Return each line of the data below verbatim; pictures are to be left out.

------------------------------------------------------------

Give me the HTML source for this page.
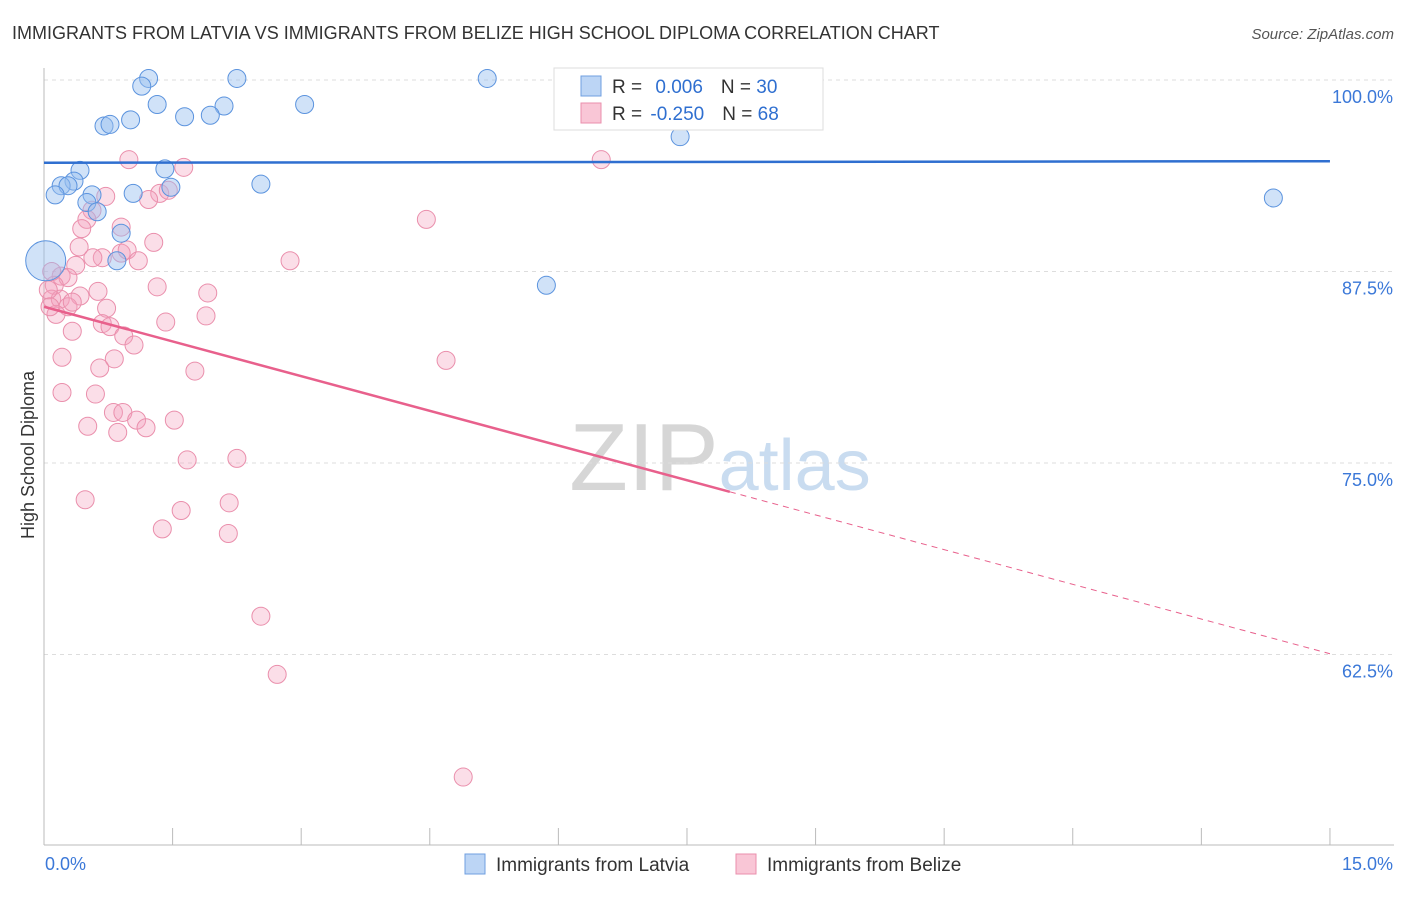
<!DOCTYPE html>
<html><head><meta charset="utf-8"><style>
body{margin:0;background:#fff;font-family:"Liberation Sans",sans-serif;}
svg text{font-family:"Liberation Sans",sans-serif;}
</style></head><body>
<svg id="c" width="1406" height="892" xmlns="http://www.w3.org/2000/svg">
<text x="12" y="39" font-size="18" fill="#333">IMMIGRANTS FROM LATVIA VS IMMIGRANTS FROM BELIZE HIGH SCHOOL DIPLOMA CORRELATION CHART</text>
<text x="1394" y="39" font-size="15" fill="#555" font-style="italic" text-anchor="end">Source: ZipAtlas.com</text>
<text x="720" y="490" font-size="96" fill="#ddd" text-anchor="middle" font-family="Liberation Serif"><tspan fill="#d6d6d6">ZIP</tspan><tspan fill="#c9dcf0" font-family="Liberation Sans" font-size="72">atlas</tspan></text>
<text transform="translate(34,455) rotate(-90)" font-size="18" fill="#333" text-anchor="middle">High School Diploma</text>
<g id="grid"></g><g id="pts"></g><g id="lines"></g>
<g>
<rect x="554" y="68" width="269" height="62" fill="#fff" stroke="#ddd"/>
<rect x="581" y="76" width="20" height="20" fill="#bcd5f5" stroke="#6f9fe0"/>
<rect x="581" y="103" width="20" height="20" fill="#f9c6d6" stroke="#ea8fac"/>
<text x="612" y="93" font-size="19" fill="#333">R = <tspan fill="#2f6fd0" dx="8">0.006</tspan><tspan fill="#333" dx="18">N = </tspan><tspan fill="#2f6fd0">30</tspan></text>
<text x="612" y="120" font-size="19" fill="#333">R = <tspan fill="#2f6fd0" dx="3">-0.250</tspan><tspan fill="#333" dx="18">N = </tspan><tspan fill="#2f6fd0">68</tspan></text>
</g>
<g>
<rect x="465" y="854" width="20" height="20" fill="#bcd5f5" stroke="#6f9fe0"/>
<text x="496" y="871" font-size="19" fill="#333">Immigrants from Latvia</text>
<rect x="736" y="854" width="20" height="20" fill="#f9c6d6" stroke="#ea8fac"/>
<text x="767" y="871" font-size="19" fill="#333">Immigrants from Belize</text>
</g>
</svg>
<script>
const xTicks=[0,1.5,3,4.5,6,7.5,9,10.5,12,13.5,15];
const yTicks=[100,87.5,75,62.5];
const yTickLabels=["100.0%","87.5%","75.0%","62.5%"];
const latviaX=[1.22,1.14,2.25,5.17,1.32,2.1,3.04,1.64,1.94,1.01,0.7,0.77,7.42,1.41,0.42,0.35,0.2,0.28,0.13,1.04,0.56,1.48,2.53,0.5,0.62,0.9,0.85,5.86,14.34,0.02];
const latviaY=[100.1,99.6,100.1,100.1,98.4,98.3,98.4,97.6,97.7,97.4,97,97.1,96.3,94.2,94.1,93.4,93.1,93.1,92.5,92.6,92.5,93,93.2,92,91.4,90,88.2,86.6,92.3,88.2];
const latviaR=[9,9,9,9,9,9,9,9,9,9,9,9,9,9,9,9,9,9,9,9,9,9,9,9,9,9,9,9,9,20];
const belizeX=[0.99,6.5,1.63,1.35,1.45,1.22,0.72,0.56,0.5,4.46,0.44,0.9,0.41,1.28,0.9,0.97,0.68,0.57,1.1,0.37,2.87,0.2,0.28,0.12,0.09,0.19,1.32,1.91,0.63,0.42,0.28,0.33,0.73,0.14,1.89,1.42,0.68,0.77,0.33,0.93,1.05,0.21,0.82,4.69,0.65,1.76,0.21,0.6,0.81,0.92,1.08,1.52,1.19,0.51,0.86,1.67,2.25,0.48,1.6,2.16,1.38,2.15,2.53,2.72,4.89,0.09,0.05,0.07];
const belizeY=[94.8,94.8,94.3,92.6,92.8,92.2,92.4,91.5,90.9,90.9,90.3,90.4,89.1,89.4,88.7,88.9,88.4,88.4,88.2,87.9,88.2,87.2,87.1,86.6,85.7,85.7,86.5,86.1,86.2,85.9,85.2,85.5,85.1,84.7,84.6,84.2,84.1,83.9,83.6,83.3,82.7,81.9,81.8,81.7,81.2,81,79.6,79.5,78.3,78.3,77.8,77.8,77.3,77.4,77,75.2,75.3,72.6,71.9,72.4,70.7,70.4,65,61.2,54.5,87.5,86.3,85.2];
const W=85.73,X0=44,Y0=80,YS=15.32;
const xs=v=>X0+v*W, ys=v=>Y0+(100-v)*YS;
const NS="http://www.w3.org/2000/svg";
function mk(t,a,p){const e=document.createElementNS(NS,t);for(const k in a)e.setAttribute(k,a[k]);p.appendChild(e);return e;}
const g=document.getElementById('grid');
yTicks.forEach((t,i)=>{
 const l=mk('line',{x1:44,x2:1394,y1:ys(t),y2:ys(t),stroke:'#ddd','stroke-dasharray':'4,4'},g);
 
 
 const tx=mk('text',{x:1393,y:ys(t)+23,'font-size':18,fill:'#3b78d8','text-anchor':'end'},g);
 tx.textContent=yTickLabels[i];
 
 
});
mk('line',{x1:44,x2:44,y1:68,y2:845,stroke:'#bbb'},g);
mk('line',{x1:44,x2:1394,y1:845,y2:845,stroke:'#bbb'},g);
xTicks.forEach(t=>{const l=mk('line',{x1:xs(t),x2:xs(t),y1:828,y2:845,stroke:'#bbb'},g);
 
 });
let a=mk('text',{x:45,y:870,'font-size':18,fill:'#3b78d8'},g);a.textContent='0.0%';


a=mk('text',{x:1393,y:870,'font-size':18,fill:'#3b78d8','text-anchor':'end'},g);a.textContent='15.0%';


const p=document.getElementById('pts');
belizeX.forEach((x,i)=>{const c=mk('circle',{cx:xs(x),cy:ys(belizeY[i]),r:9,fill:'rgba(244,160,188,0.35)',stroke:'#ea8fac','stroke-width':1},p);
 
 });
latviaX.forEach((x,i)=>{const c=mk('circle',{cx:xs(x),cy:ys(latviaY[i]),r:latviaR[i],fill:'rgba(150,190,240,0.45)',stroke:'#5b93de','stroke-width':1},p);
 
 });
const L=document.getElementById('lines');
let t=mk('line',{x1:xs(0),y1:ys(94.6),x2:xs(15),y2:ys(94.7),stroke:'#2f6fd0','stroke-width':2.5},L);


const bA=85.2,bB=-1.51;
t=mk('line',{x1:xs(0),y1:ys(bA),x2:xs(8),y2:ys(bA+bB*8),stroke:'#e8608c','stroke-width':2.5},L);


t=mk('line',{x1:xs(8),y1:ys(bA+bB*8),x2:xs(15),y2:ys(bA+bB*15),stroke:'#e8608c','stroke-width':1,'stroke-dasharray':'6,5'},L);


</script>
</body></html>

------------------------------------------------------------

FULL OUTPUT ::
Give me the HTML source for this page.
<!DOCTYPE html>
<html><head><meta charset="utf-8"><style>
body{margin:0;background:#fff;font-family:"Liberation Sans",sans-serif;}
svg text{font-family:"Liberation Sans",sans-serif;}
</style></head><body>
<svg id="c" width="1406" height="892" xmlns="http://www.w3.org/2000/svg">
<text x="12" y="39" font-size="18" fill="#333">IMMIGRANTS FROM LATVIA VS IMMIGRANTS FROM BELIZE HIGH SCHOOL DIPLOMA CORRELATION CHART</text>
<text x="1394" y="39" font-size="15" fill="#555" font-style="italic" text-anchor="end">Source: ZipAtlas.com</text>
<text x="720" y="490" font-size="96" fill="#ddd" text-anchor="middle" font-family="Liberation Serif"><tspan fill="#d6d6d6">ZIP</tspan><tspan fill="#c9dcf0" font-family="Liberation Sans" font-size="72">atlas</tspan></text>
<text transform="translate(34,455) rotate(-90)" font-size="18" fill="#333" text-anchor="middle">High School Diploma</text>
<g id="grid"></g><g id="pts"></g><g id="lines"></g>
<g>
<rect x="554" y="68" width="269" height="62" fill="#fff" stroke="#ddd"/>
<rect x="581" y="76" width="20" height="20" fill="#bcd5f5" stroke="#6f9fe0"/>
<rect x="581" y="103" width="20" height="20" fill="#f9c6d6" stroke="#ea8fac"/>
<text x="612" y="93" font-size="19" fill="#333">R = <tspan fill="#2f6fd0" dx="8">0.006</tspan><tspan fill="#333" dx="18">N = </tspan><tspan fill="#2f6fd0">30</tspan></text>
<text x="612" y="120" font-size="19" fill="#333">R = <tspan fill="#2f6fd0" dx="3">-0.250</tspan><tspan fill="#333" dx="18">N = </tspan><tspan fill="#2f6fd0">68</tspan></text>
</g>
<g>
<rect x="465" y="854" width="20" height="20" fill="#bcd5f5" stroke="#6f9fe0"/>
<text x="496" y="871" font-size="19" fill="#333">Immigrants from Latvia</text>
<rect x="736" y="854" width="20" height="20" fill="#f9c6d6" stroke="#ea8fac"/>
<text x="767" y="871" font-size="19" fill="#333">Immigrants from Belize</text>
</g>
</svg>
<script>
const xTicks=[0,1.5,3,4.5,6,7.5,9,10.5,12,13.5,15];
const yTicks=[100,87.5,75,62.5];
const yTickLabels=["100.0%","87.5%","75.0%","62.5%"];
const latviaX=[1.22,1.14,2.25,5.17,1.32,2.1,3.04,1.64,1.94,1.01,0.7,0.77,7.42,1.41,0.42,0.35,0.2,0.28,0.13,1.04,0.56,1.48,2.53,0.5,0.62,0.9,0.85,5.86,14.34,0.02];
const latviaY=[100.1,99.6,100.1,100.1,98.4,98.3,98.4,97.6,97.7,97.4,97,97.1,96.3,94.2,94.1,93.4,93.1,93.1,92.5,92.6,92.5,93,93.2,92,91.4,90,88.2,86.6,92.3,88.2];
const latviaR=[9,9,9,9,9,9,9,9,9,9,9,9,9,9,9,9,9,9,9,9,9,9,9,9,9,9,9,9,9,20];
const belizeX=[0.99,6.5,1.63,1.35,1.45,1.22,0.72,0.56,0.5,4.46,0.44,0.9,0.41,1.28,0.9,0.97,0.68,0.57,1.1,0.37,2.87,0.2,0.28,0.12,0.09,0.19,1.32,1.91,0.63,0.42,0.28,0.33,0.73,0.14,1.89,1.42,0.68,0.77,0.33,0.93,1.05,0.21,0.82,4.69,0.65,1.76,0.21,0.6,0.81,0.92,1.08,1.52,1.19,0.51,0.86,1.67,2.25,0.48,1.6,2.16,1.38,2.15,2.53,2.72,4.89,0.09,0.05,0.07];
const belizeY=[94.8,94.8,94.3,92.6,92.8,92.2,92.4,91.5,90.9,90.9,90.3,90.4,89.1,89.4,88.7,88.9,88.4,88.4,88.2,87.9,88.2,87.2,87.1,86.6,85.7,85.7,86.5,86.1,86.2,85.9,85.2,85.5,85.1,84.7,84.6,84.2,84.1,83.9,83.6,83.3,82.7,81.9,81.8,81.7,81.2,81,79.6,79.5,78.3,78.3,77.8,77.8,77.3,77.4,77,75.2,75.3,72.6,71.9,72.4,70.7,70.4,65,61.2,54.5,87.5,86.3,85.2];
const W=85.73,X0=44,Y0=80,YS=15.32;
const xs=v=>X0+v*W, ys=v=>Y0+(100-v)*YS;
const NS="http://www.w3.org/2000/svg";
function mk(t,a,p){const e=document.createElementNS(NS,t);for(const k in a)e.setAttribute(k,a[k]);p.appendChild(e);return e;}
const g=document.getElementById('grid');
yTicks.forEach((t,i)=>{
 const l=mk('line',{x1:44,x2:1394,y1:ys(t),y2:ys(t),stroke:'#ddd','stroke-dasharray':'4,4'},g);
 
 
 const tx=mk('text',{x:1393,y:ys(t)+23,'font-size':18,fill:'#3b78d8','text-anchor':'end'},g);
 tx.textContent=yTickLabels[i];
 
 
});
mk('line',{x1:44,x2:44,y1:68,y2:845,stroke:'#bbb'},g);
mk('line',{x1:44,x2:1394,y1:845,y2:845,stroke:'#bbb'},g);
xTicks.forEach(t=>{const l=mk('line',{x1:xs(t),x2:xs(t),y1:828,y2:845,stroke:'#bbb'},g);
 
 });
let a=mk('text',{x:45,y:870,'font-size':18,fill:'#3b78d8'},g);a.textContent='0.0%';


a=mk('text',{x:1393,y:870,'font-size':18,fill:'#3b78d8','text-anchor':'end'},g);a.textContent='15.0%';


const p=document.getElementById('pts');
belizeX.forEach((x,i)=>{const c=mk('circle',{cx:xs(x),cy:ys(belizeY[i]),r:9,fill:'rgba(244,160,188,0.35)',stroke:'#ea8fac','stroke-width':1},p);
 
 });
latviaX.forEach((x,i)=>{const c=mk('circle',{cx:xs(x),cy:ys(latviaY[i]),r:latviaR[i],fill:'rgba(150,190,240,0.45)',stroke:'#5b93de','stroke-width':1},p);
 
 });
const L=document.getElementById('lines');
let t=mk('line',{x1:xs(0),y1:ys(94.6),x2:xs(15),y2:ys(94.7),stroke:'#2f6fd0','stroke-width':2.5},L);


const bA=85.2,bB=-1.51;
t=mk('line',{x1:xs(0),y1:ys(bA),x2:xs(8),y2:ys(bA+bB*8),stroke:'#e8608c','stroke-width':2.5},L);


t=mk('line',{x1:xs(8),y1:ys(bA+bB*8),x2:xs(15),y2:ys(bA+bB*15),stroke:'#e8608c','stroke-width':1,'stroke-dasharray':'6,5'},L);


</script>
</body></html>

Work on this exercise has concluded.